Goldfinger answered 2 years ago
This is a GM video. Now they are saying America will be owned by the terrorists if they don’t get a bailout.

GamTrak answered 2 years ago
I agree with you on that. Until they stabilize the housing market then I can’t see how things can get better.

AmCan answered 2 years ago
European Auto Makers Seek $50 Billion Bailout.

Guess they’re lacking in innovation and management talent, but twice as bad as detroit.

This is a credit crisis, banking collapse and rapidly heading for a depression. Detroit had a plan to get them thru till early 2011, but the world collapsed on them and wiped out 2 years of the plan because of 50% drops in sales and a failed credit system.

Complain all you want about bailouts, but detroit had a plan, it didn’t take into account a collapse of the financial system. The guys who caused this on wall street, in the city and the rest of the financial world got bail outs for their failed businesses, now others need help to handle the fallout. Now the world wants to blame detroit’s problems on their own bad planning.

I judge what should be done by looking at the lack of action taken by the US government in 1929-1933 and Japanese government who worried about inflation in after 1989, rather than the deflation that followed. So, far we are failing to deliver the money that was already agreed upon. We’re heading for a deflationary collapse and high unemployment. I say let’s risk keeping wobbly industries running for a few years for the sake of stability if nothing else. Remember our competitors are running up debt and starting to collapse just like us, maybe worse (look at russia right now).
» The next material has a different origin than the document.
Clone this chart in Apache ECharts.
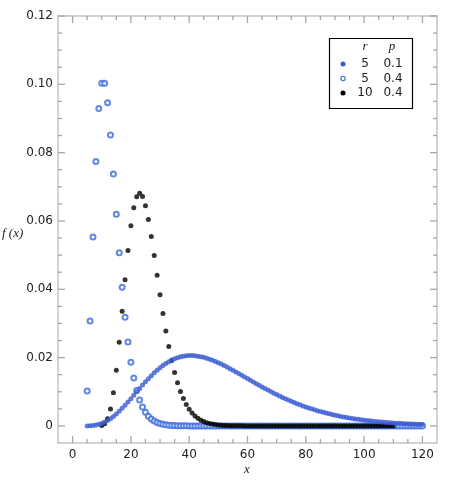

BTW – The University of Chicago is the home of “free market economics”, Milton Friedman and the folks who view human death as just another economic factor and no more negative than any another cost. In short, you won’t be finding very much from the U of Chicago influencing the Obama Team. Obama’s economic team are East Coast Liberal economists from Harvard, MIT, Hopkins, etc that ran things under clinton.